Sunday, July 10, 2016

Beyond the Valley of the Dolls

Beyond the Valley of the Dolls; erotic drama, USA, 1970; D: Russ Meyer, S: Dolly Read, Cynthia Myers, Marcia McBroom, John LaZar, Michael Blodgett, Erica Gavin

Kelly, Casey and Petronella are members of a girl rock band, and their manager - and Kelly's boyfriend - is Harris. They decide to travel to Los Angeles, where Kelly meets her aunt, Susan, who wants to give her a substantial amount of her family's inheritance. However, Susan's lawyer, Hall, tries to persuade Susan to not give Kelly a single penny of the money. Meanwhile, Kelly's band strikes her fortune in L.A. with the new manager, Z-Man, who propels their careers, but also pushes the three women into the world of drugs and one-night stands. When Kelly finds a new lover, Lance, Harris jumps from the top of the studio and becomes a paraplegic. Angered that Lance rejected his flirting, Z-Man reveals he is a woman and starts killing everyone in his mansion, including Casey. He is stopped and killed by Kelly, Harris, Petronella and Emerson.

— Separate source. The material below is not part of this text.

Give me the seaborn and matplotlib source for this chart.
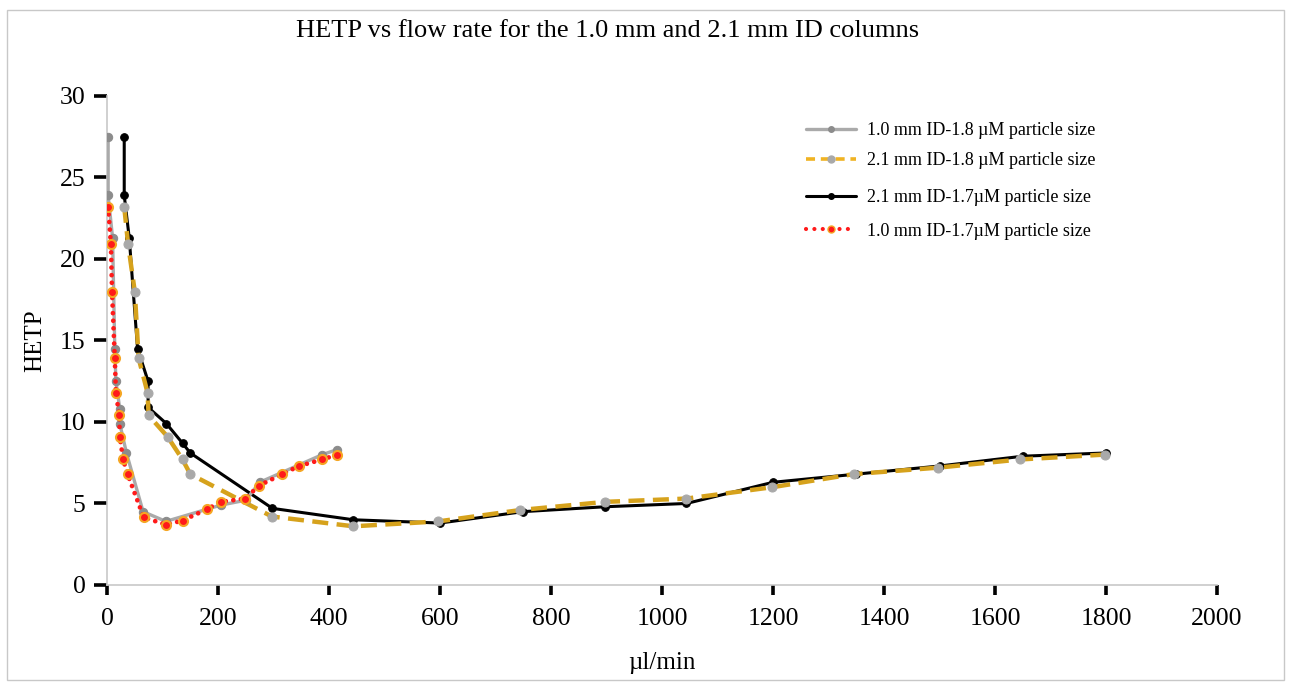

Even though it enjoys the status of a cult film, Russ Meyer's first production for a major film studio, 20th Century Fox, and one of rare examples where his film heroines are not large-buxom women, written by film critic Roger Ebert, "Beyond the Valley of the Dolls" is melodramatic trash with too much "invisible" satire that lacks true humor or auto-ironic fun to differentiate it from other typical stories of a couple of girls who go to Los Angeles to become famous, only to also experience the downside of showbusiness. The authors start a lot of subplots, but complete almost none of them, resulting in a chaotic, episodic and bizarre flick that does not have a clear narrative or a purpose, furthermore exacerbated by a catastrophically trashy and violent finale involving a Nazi servant and Z-Man who reveals to have breasts. The script lacks inspiration and true humor, with only a couple of sequences truly reaching a comic timing (Lance meets Kelly and wants to go to her party, but his own date, a blond woman, declines, saying it is "past her bedtime", and then Lance simply goes with Kelly, anyway, adding to his ex-date: "Let me at least call you a cab!"; the red-haired granny among the party guests; the final narration which includes such lines as these: "Z-Man... He forgot that life has many levels, and by choosing to live on only one, lost sight of reality."), thereby consolidating the impression that "Beyond..." is more like a 'guilty pleasure' than a really well thought-out or planned film.